John H. Cochrane, The Grumpy Economist
Sally Cochrane, scholar and classically trained painter
Eric Cochrane, a.k.a. Boggy, comic artist, aspiring novelist and graphic novelist, and professional non-fiction comic artist
Jean Cochrane, musician, backend engineer, civic-app designer
Lake Fama, storyboard artist and loving bird parent
Randomness:
- My dad won the Nobel Prize in Economics in 2013, and three generations of Famas exploded with pride (publicly, in Stockholm).
- As a kid, I lived in Brussels for a year and a half, so I speak competent fourth-grade French.
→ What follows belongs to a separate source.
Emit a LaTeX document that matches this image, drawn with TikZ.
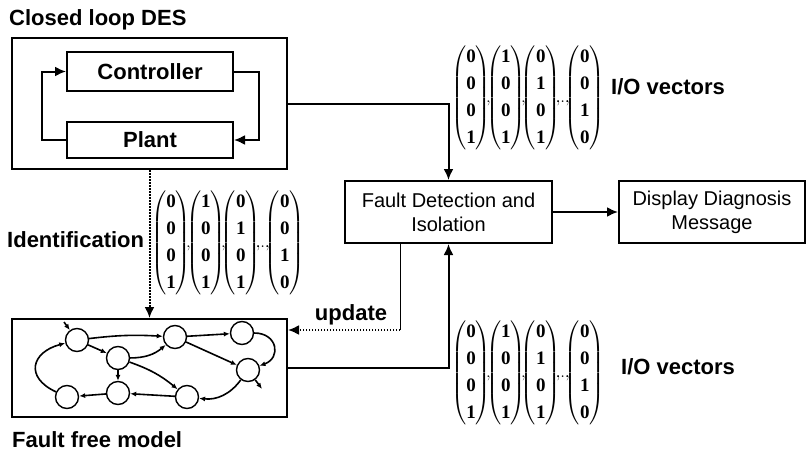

- I wish I spoke childish Italian, instead, since my current manuscript is set in sixteenth-century Florence.
- My mother taught me to make homemade pasta when I was six. It was a Tom-Sawyer maneuver on her part.
- My husband and I genuinely experienced what YA readers disparagingly call "insta-love" (formerly "love at first sight").
- I know a lot about the Boswell Sisters.
- I know embarrassingly little about the Classics.
- I think children and teens need more exposure to: the natural process of death and dying.